The new landscape for deferred dispositions in Virginia

Before we discuss the significant recent changes in deferred dispositions made by the Virginia General Assembly, I should first make sure that everyone understands the concept.

The Virginia State Crime Commission describes deferred disposition this way:

“In general, deferred disposition permits a court to withhold imposition of a sentence and place conditions on the defendant that, when met, allow for the charges to be dismissed. Deferred disposition is usually accompanied by the imposition of conditions similar to probation. Upon the satisfactory completion of all conditions, and if no other criminal offenses are committed during the period of deferment, the original charge may be dismissed.”

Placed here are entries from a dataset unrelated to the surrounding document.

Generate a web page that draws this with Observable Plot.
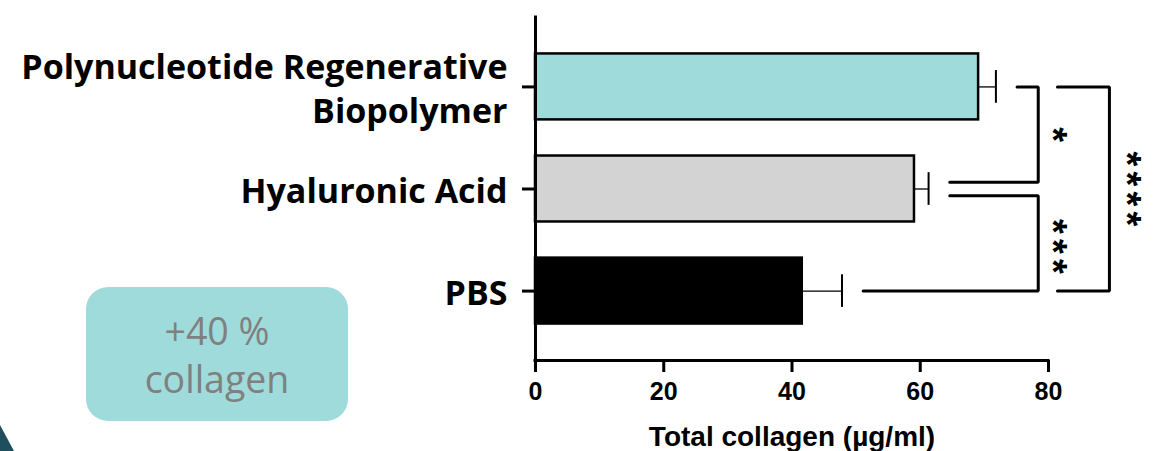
<!DOCTYPE html>
<html><head><meta charset="utf-8">
<script src="https://cdn.jsdelivr.net/npm/d3@7"></script>
<script src="https://cdn.jsdelivr.net/npm/@observablehq/plot@0.6"></script>
<style>
html,body{margin:0;padding:0;background:#fff;width:1164px;height:451px;overflow:hidden;}
#wrap{position:relative;width:1164px;height:451px;}
#chart{position:absolute;left:0;top:0;}
#box{position:absolute;left:86px;top:287px;width:262px;height:134px;border-radius:22px;background:#9fdbdb;color:#808080;font-family:"Open Sans",sans-serif;font-size:37.5px;line-height:48px;text-align:center;display:flex;flex-direction:column;justify-content:center;}
#box div{position:relative;top:1px;}
#corner{position:absolute;left:0;top:0;pointer-events:none;}
</style></head><body>
<div id="wrap">
<div id="chart"></div>
<div id="box"><div>+40 %</div><div>collagen</div></div>
<svg id="corner" width="1164" height="451"><polygon points="0,425 14,451 0,451" fill="#1f4f5d"/></svg>
</div>
<script>
// ---- data ----
const groups = ["Polynucleotide Regenerative Biopolymer", "Hyaluronic Acid", "PBS"];
const groupLabels = ["Polynucleotide Regenerative\nBiopolymer", "Hyaluronic Acid", "PBS"];
const means = [69.1, 59.1, 41.6];
const sds = [2.7, 2.2, 6.2];
const xTicks = [0, 20, 40, 60, 80];
const compA = [0, 1, 0];
const compB = [1, 2, 2];
const compLabels = ["*", "***", "****"];
const xLabel = "Total collagen (µg/ml)";

// ---- table ----
const data = groups.map((g, i) => ({group: g, i, mean: means[i], sd: sds[i]}));

// ---- layout (bracket geometry, in data units) ----
const yDom = [-0.68, 2.68];
const half = 0.323;
const capHalf = 0.16;
const innerX = 78.4, outerX1 = 81.4, outerX2 = 89.5;
const gap = 3.3, split = 0.065;
const bracketPts = [];
const labelPts = [];
compLabels.forEach((lab, k) => {
  const a = compA[k], b = compB[k];
  const outer = (b - a) > 1;
  let ya = a, yb = b;
  if (!outer) {
    if (a === 1) ya = a + split;
    if (b === 1) yb = b - split;
  }
  if (!outer) {
    const xa = means[a] + sds[a] + gap, xb = means[b] + sds[b] + gap;
    bracketPts.push({k, x: xa, y: ya}, {k, x: innerX, y: ya}, {k, x: innerX, y: yb}, {k, x: xb, y: yb});
    labelPts.push({label: lab, x: innerX + 3.8, y: (ya + yb) / 2 + (lab.length > 1 ? 0.03 : 0)});
  } else {
    bracketPts.push({k, x: outerX1, y: ya}, {k, x: outerX2, y: ya}, {k, x: outerX2, y: yb}, {k, x: outerX1, y: yb});
    labelPts.push({label: lab, x: outerX2 + 4.1, y: (ya + yb) / 2});
  }
});

const chart = Plot.plot({
  width: 1164,
  height: 451,
  marginLeft: 535,
  marginRight: 116,
  marginTop: 17,
  marginBottom: 91,
  style: {background: "transparent", color: "black", overflow: "visible"},
  x: {domain: [0, 80]},
  y: {type: "linear", domain: yDom, reverse: true},
  color: {domain: groups, range: ["#9fdbdb", "#d3d3d3", "#000000"]},
  marks: [
    Plot.rectX(data, {x1: 0, x2: "mean", y1: d => d.i - half, y2: d => d.i + half, fill: "group", stroke: "black", strokeWidth: 2.5}),
    Plot.ruleY(data, {y: "i", x1: "mean", x2: d => d.mean + d.sd, stroke: "black", strokeWidth: 1.3}),
    Plot.ruleX(data, {x: d => d.mean + d.sd, y1: d => d.i - capHalf, y2: d => d.i + capHalf, stroke: "black", strokeWidth: 2}),
    Plot.ruleX([0], {y1: yDom[0], y2: yDom[1], stroke: "black", strokeWidth: 3, strokeLinecap: "square"}),
    Plot.ruleY([yDom[1]], {x1: 0, x2: 80, stroke: "black", strokeWidth: 3, strokeLinecap: "square"}),
    Plot.axisX({ticks: xTicks, tickSize: 12, tickPadding: 10, strokeWidth: 3, fontSize: 25, fontWeight: 700, fontFamily: "Liberation Sans, Arial, sans-serif", label: null}),
    Plot.axisY({ticks: [0, 1, 2], tickFormat: i => groupLabels[i], tickSize: 13, tickPadding: 15, strokeWidth: 3, fontSize: 34, fontWeight: 700, fontFamily: "Open Sans, sans-serif", lineHeight: 1.3, label: null}),
    Plot.line(bracketPts, {x: "x", y: "y", z: "k", stroke: "black", strokeWidth: 3, strokeLinejoin: "miter", curve: "linear"}),
    Plot.text(labelPts, {x: "x", y: "y", text: "label", rotate: 90, fontSize: 38, fontWeight: 700, fontFamily: "Liberation Sans, Arial, sans-serif", dx: -10, dy: 2.5, textAnchor: "middle"}),
    Plot.text([xLabel], {frameAnchor: "bottom", lineAnchor: "middle", dy: 77, fontSize: 28, fontWeight: 700, fontFamily: "Liberation Sans, Arial, sans-serif"})
  ]
});
// spacing between the stacked significance asterisks
d3.select(chart).selectAll("text").filter(function() { return /^\*+$/.test(this.textContent); }).style("letter-spacing", "5.2px");
document.getElementById("chart").appendChild(chart);
</script>
</body></html>
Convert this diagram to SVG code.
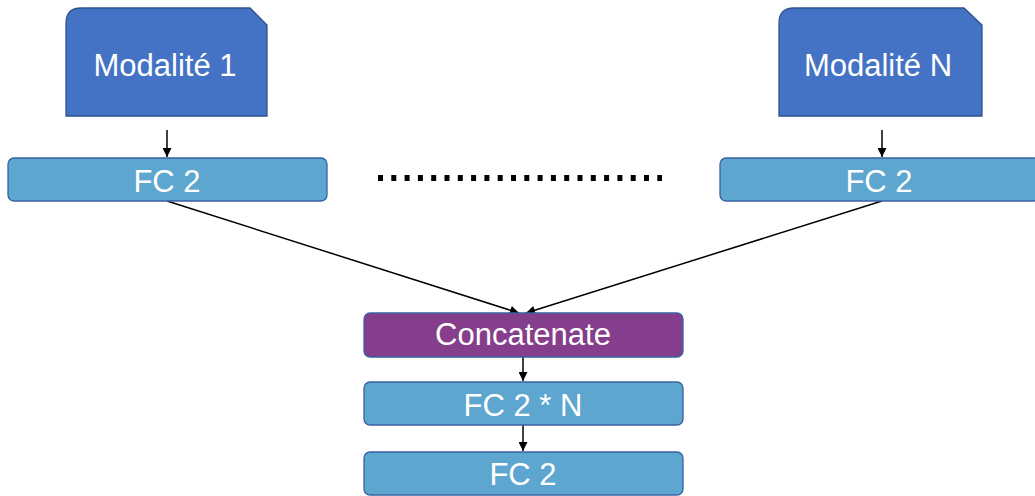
<svg xmlns="http://www.w3.org/2000/svg" width="1035" height="496" viewBox="0 0 1035 496">
<style>
.mod{fill:#4472C4;stroke:#2F528F;stroke-width:1.3}
.fc{fill:#5DA6CF;stroke:#3A62A0;stroke-width:1.3}
.cat{fill:#853E8B;stroke:#3A62A0;stroke-width:1.3}
.t{font-family:"Liberation Sans",Arial,sans-serif;font-size:31px;fill:#ffffff;text-anchor:middle}
.c{stroke:#000;stroke-width:1.5;fill:none;marker-end:url(#ah)}
</style>
<defs>
<marker id="ah" viewBox="0 0 10 10" refX="10" refY="5" markerWidth="10" markerHeight="9" markerUnits="userSpaceOnUse" orient="auto">
<path d="M0,0 L10,5 L0,10 z" fill="#000"/>
</marker>
</defs>
<rect width="1035" height="496" fill="#ffffff"/>
<g id="connectors">
<line class="c" x1="167" y1="130" x2="167" y2="157"/>
<line class="c" x1="882" y1="130" x2="882" y2="157"/>
<line class="c" x1="167" y1="201" x2="519" y2="313"/>
<line class="c" x1="882" y1="201" x2="526" y2="313"/>
<line class="c" x1="523" y1="357" x2="523" y2="381"/>
<line class="c" x1="523" y1="425" x2="523" y2="451"/>
<line x1="378" y1="178" x2="662" y2="178" stroke="#000" stroke-width="6" stroke-dasharray="5 8.3"/>
</g>
<g id="mod1">
<path class="mod" d="M81,8 L250,8 L267,25 L267,116 L66,116 L66,23 Q66,8 81,8 Z"/>
<text class="t" x="165" y="76">Modalité 1</text>
</g>
<g id="modN">
<path class="mod" d="M794,8 L964,8 L982,25 L982,116 L779,116 L779,23 Q779,8 794,8 Z"/>
<text class="t" x="878" y="76">Modalité N</text>
</g>
<g id="fc2left">
<rect class="fc" x="8" y="158" width="319" height="43" rx="6"/>
<text class="t" x="167" y="192">FC 2</text>
</g>
<g id="fc2right">
<rect class="fc" x="720" y="158" width="320" height="43" rx="6"/>
<text class="t" x="879" y="192">FC 2</text>
</g>
<g id="concat">
<rect class="cat" x="364" y="313" width="319" height="44" rx="6"/>
<text class="t" x="523" y="345">Concatenate</text>
</g>
<g id="fc2n">
<rect class="fc" x="364" y="382" width="319" height="43" rx="6"/>
<text class="t" x="523" y="416">FC 2 * N</text>
</g>
<g id="fc2bottom">
<rect class="fc" x="364" y="452" width="319" height="43" rx="6"/>
<text class="t" x="523" y="485">FC 2</text>
</g>
</svg>
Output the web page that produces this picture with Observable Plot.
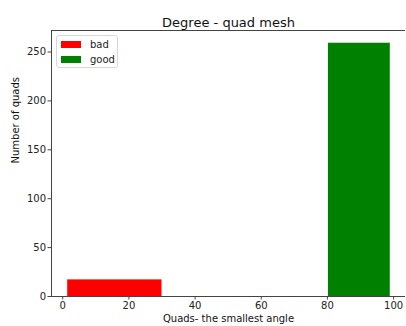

In short, this is an excellent tool for a criminal defense attorney when our client is a first offender, or is otherwise unlikely to commit any other offense during the period of deferment … and when it is available.  Which leads us to the reason for the recent change.

Prior to the 1st 2020 Special Session of the Virginia General Assembly, the availability of deferred disposition in a given case was often the subject of some controversy.

At the time there were approximately nine code section that specifically granted courts the ability to use deferred disposition.

However, some judges and commonwealth attorneys took the position that the ability to suspend judgment and defer disposition was an inherent power of the court and could be used in most criminal cases.

Over the last fifteen years, there were several cases that made it to the Virginia Supreme Court over some variation of this question.

During the 1st 2020 Special Session, the General Assembly passed, and the Governor signed, H.B. 5062, which clarified the issue by adding § 19.2-298.02 to the Code of Virginia.

§ 19.2-298.02. Deferred disposition in a criminal case.

A. A trial court presiding in a criminal case may, with the agreement of the defendant and the Commonwealth, after any plea or trial, with or without a determination, finding, or pronouncement of guilt, and notwithstanding the entry of a conviction order, upon consideration of the facts and circumstances of the case, including (i) mitigating factors relating to the defendant or the offense, (ii) the request of the victim, or (iii) any other appropriate factors, defer proceedings, defer entry of a conviction order, if none, or defer entry of a final order, and continue the case for final disposition, on such reasonable terms and conditions as may be agreed upon by the parties and placed on the record, or if there is no agreement, as may be imposed by the court. Final disposition may include (a) conviction of the original charge, (b) conviction of an alternative charge, or (c) dismissal of the proceedings.

B. Upon violation of a term or condition, the court may enter an adjudication of guilt, if not already entered, and make any final disposition of the case provided by subsection A. Upon fulfillment of the terms and conditions, the court shall adjudicate the matter consistent with the agreement of the parties or, if none, by conviction of an alternative charge or dismissal of the case.

C. By consenting to and receiving a deferral of proceedings or a deferral of entry of a final order of guilt and fulfilling the conditions as specified by the court as provided by subsection A, the defendant waives his right to appeal such entry of a final order of guilt.

Prior to granting a deferral of proceedings, a deferral of entry of a conviction order, if none, or a deferral of a final order, the court shall notify the defendant that he would be waiving his rights to appeal any final order of guilt if such deferral is granted.

D. Upon agreement of all parties, a charge that is dismissed pursuant to this section may be considered as otherwise dismissed for purposes of expungement of police and court records in accordance with § 19.2-392.2, and such agreement of all parties and expungement eligibility shall be indicated in the final disposition order.

With the passage of this bill, deferred dispositions became widely available as an option in almost all criminal proceedings, but with the key requirement that there be agreement of  both the defendant and the Commonwealth Attorney.

If you are facing a criminal charge, make sure to discuss with your defense attorney whether a deferred disposition is a possibility and a good idea in your case.